The microwave signal would aid the switching of magnetization required to write data to a hard drive by setting the magnetic fields of the atoms in the hard drive weaving in circles, in the same way that a spinning top wobbles in circles, an effect known as precession. The cobalt-iridium stack lost the microwave energy quickly, like a top spinning on a thick carpet, an effect known as damping. However, in the cobalt-iron stack, the damping was much lower, like a top spinning on a hard polished floor.
The breakthrough came from the team’s work in separately engineering the magnetic and microwave properties of the stack, said Chung.
“We take a lot of care to achieve the desired interfacial quality of the layers. Control at the nanometer level is utterly important,” he said.

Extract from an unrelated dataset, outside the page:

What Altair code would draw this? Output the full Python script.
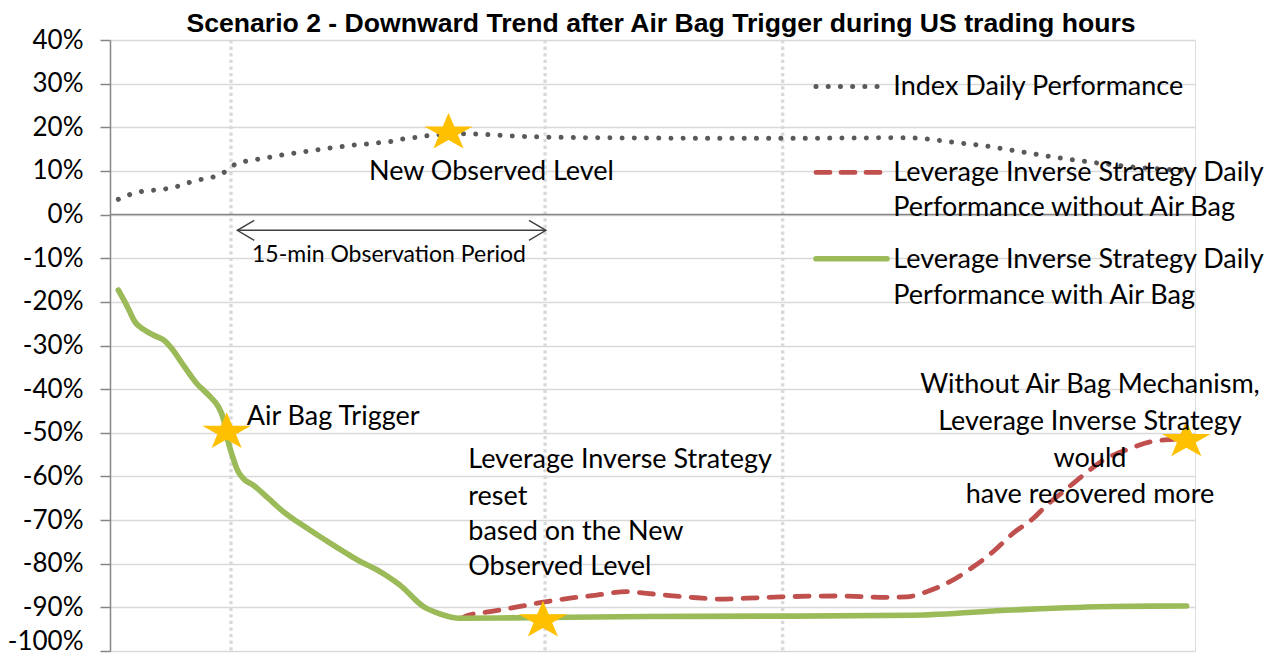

The team tested more than 30 combinations of materials, first exploring the effect of layer thickness, annealing temperature and sputtering rate and temperature. Finally, they tested them in a full stack configuration, concluding cobalt and iron in equal layers of 0.625 nanometers thickness was optimal.
Chung says there is much work still to be done to bring this technology to fruition.
“It’s difficult, because of the complexity of the material design and the challenges of integrating the spin torque oscillator into the magnetic read-write head.”
The A*STAR-affiliated researchers contributing to this research are from the Data Storage Institute.